It’s funny how small, trivial things can lead you to make radical changes in the tools you use. As regular readers of this blog know, I collect sayings that I publish every month. I then compile these sayings into a custom fortune file that displays one saying every time I login to my computer or open a new terminal window/shell process.
I recently learned that I can call this custom fortune file as a signature and have one added automatically to every email I write by adding this line to my .muttrc configuration file.
set signature="fortune /usr/share/games/fortunes/cafebedouin -s|"
This is simply calling the fortune program, specifying the location of the file and the -s flag is telling fortune to find a small quote to add. This is a completely trivial feature, but I love it. It is what provided the motivation to actually get mutt to work as my main email client.

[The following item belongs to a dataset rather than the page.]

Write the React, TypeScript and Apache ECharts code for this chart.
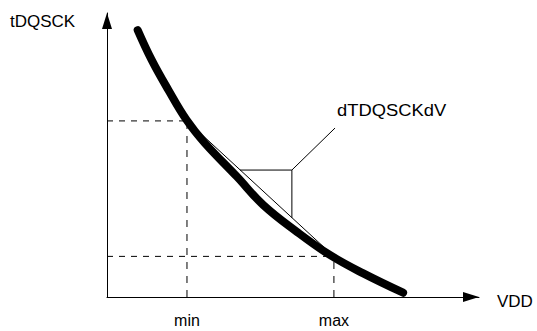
import React, { useEffect, useRef } from "react";
import * as echarts from "echarts";

// Curve tDQSCK(VDD), in relative units (axis 0..100)
const curveX = [8.25, 12.0, 16.5, 21.4, 26.3, 34.9, 42.0, 51.0, 59.9, 68.9, 79.6];
const curveY = [94.0, 83.5, 72.9, 62.3, 54.2, 42.4, 32.4, 23.0, 14.8, 8.3, 1.5];

// Operating limits
const limitNames = ["min", "max"];
const limitX = [21.5, 61.0];
const limitY = [62.0, 14.3];

// Slope triangle on the chord
const stepX = [35.75, 49.7];
const stepYTop = 44.7;
const stepYBottom = 27.9;

// Leader line to annotation
const leaderFrom = [49.7, 44.7];
const leaderTo = [61.3, 59.5];

const yName = "tDQSCK";
const xName = "VDD";
const slopeName = "dTDQSCKdV";

const FONT = "Liberation Sans, Arial, sans-serif";
const INK = "#000";

export default function App() {
  const ref = useRef<HTMLDivElement>(null);
  useEffect(() => {
    if (!ref.current) return;
    const chart = echarts.init(ref.current, undefined, { renderer: "svg" });

    const lineBase = {
      type: "line" as const,
      symbol: "none",
      silent: true,
      clip: false,
      animation: false,
    };

    const dashed: any[] = [];
    limitX.forEach((x, i) => {
      dashed.push({
        ...lineBase,
        data: [[0, limitY[i]], [x, limitY[i]]],
        lineStyle: { color: INK, width: 1, type: [6, 6] },
        z: 2,
      });
      dashed.push({
        ...lineBase,
        data: [[x, 0], [x, limitY[i]]],
        lineStyle: { color: INK, width: 1, type: [7, 7] },
        z: 2,
      });
    });

    chart.setOption({
      animation: false,
      grid: { left: 107, right: 58, top: 13, bottom: 34, containLabel: false },
      xAxis: {
        type: "value",
        min: 0,
        max: 100,
        splitLine: { show: false },
        axisTick: { show: false },
        axisLine: {
          show: true,
          lineStyle: { color: INK, width: 1 },
          symbol: ["none", "triangle"],
          symbolSize: [10, 16],
          symbolOffset: [0, -8],
        },
        axisLabel: {
          show: true,
          customValues: limitX,
          margin: 15,
          color: INK,
          fontFamily: FONT,
          fontSize: 16,
          formatter: (v: number) => {
            const i = limitX.indexOf(v);
            return i >= 0 ? limitNames[i] : "";
          },
        },
      },
      yAxis: {
        type: "value",
        min: 0,
        max: 100,
        splitLine: { show: false },
        axisTick: { show: false },
        axisLabel: { show: false },
        axisLine: {
          show: true,
          lineStyle: { color: INK, width: 1 },
          symbol: ["none", "triangle"],
          symbolSize: [10, 16],
          symbolOffset: [0, -8],
        },
      },
      graphic: [
        {
          type: "text",
          x: 10,
          y: 21,
          style: { text: yName, fill: INK, font: `17px ${FONT}`, align: "left", verticalAlign: "middle" },
        },
        {
          type: "text",
          x: 497,
          y: 301,
          style: { text: xName, fill: INK, font: `17px ${FONT}`, align: "left", verticalAlign: "middle" },
        },
        {
          type: "text",
          x: 337,
          y: 110,
          scaleX: 1.08,
          style: { text: slopeName, fill: INK, font: `17px ${FONT}`, align: "left", verticalAlign: "middle" },
        },
      ],
      series: [
        ...dashed,
        {
          ...lineBase,
          data: [[limitX[0], limitY[0]], [limitX[1], limitY[1]]],
          lineStyle: { color: INK, width: 1 },
          z: 3,
        },
        {
          ...lineBase,
          data: [[stepX[0], stepYTop], [stepX[1], stepYTop], [stepX[1], stepYBottom]],
          lineStyle: { color: INK, width: 1 },
          z: 3,
        },
        {
          ...lineBase,
          data: [leaderFrom, leaderTo],
          lineStyle: { color: INK, width: 1 },
          z: 3,
        },
        {
          ...lineBase,
          data: curveX.map((x, i) => [x, curveY[i]]),
          smooth: 0.4,
          lineStyle: { color: INK, width: 8, cap: "round", join: "round" },
          z: 5,
        },
      ],
    });
    return () => chart.dispose();
  }, []);
  return (
    <div
      ref={ref}
      style={{ position: "fixed", left: 0, top: 0, width: 537, height: 331, background: "#fff" }}
    />
  );
}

My main problem with mutt has been that I couldn’t figure out how to get it to render HTML emails in a readable format, which makes mutt a poor choice as an everyday email client. Half of the emails I receive are in HTML format. The problem, it turns out, is that my email provider encrypts all my email, so I needed an additional line in .mailcap that processes the pgp/mime format, like so:
text/plain; cat %s; copiousoutput text/html; mkdir -p /tmp/mutt \; cp %s /tmp/mutt \; firefox /tmp/mutt/$(basename %s) & text/html; lynx -nonumbers -dump %s; copiousoutput; nametemplate=%s.html pgp/mime; lynx -dump %s; copiousoutput; nametemplate=%s.html
This points to something I didn’t understand. .mailcap is basically how you tell mutt to process email attachments, and you simply associate file types with programs on your system. There’s also default behavior, where the text/html with copiousoutput will be used when you hit enter by default and when you go to view the attachment, mutt will call the first relevant line in mailcap, as mentioned here.. The same idea applies to other file types, such as images.
image/*; mkdir -p /tmp/mutt \; cp %s /tmp/mutt \; xdg-open /tmp/mutt/$(basename %s) &
So, once the change above is made, you then need to change this line in .muttrc:
alternative_order text/html text/plain text/enriched text multipart/alternative auto_view text/html # Removes temporary attachment files folder-hook . `rm -f /tmp/mutt/*`
And now, it works beautifully. I’ve completely stopped using thunderbird, and I only use mutt. And, it has improved my email experience so much. I receive something like 50-100 emails a day, most of them newsletters or promotional material from organizations I signed up to hear more about. But, mutt makes it so easy to navigate and delete email.
Since making the transition, my inbox – which I had always relatively good control over and rarely had more than a day’s worth of email in – is down to a couple of leftover emails per day. I read what I want and delete them. I highly recommend making the transition.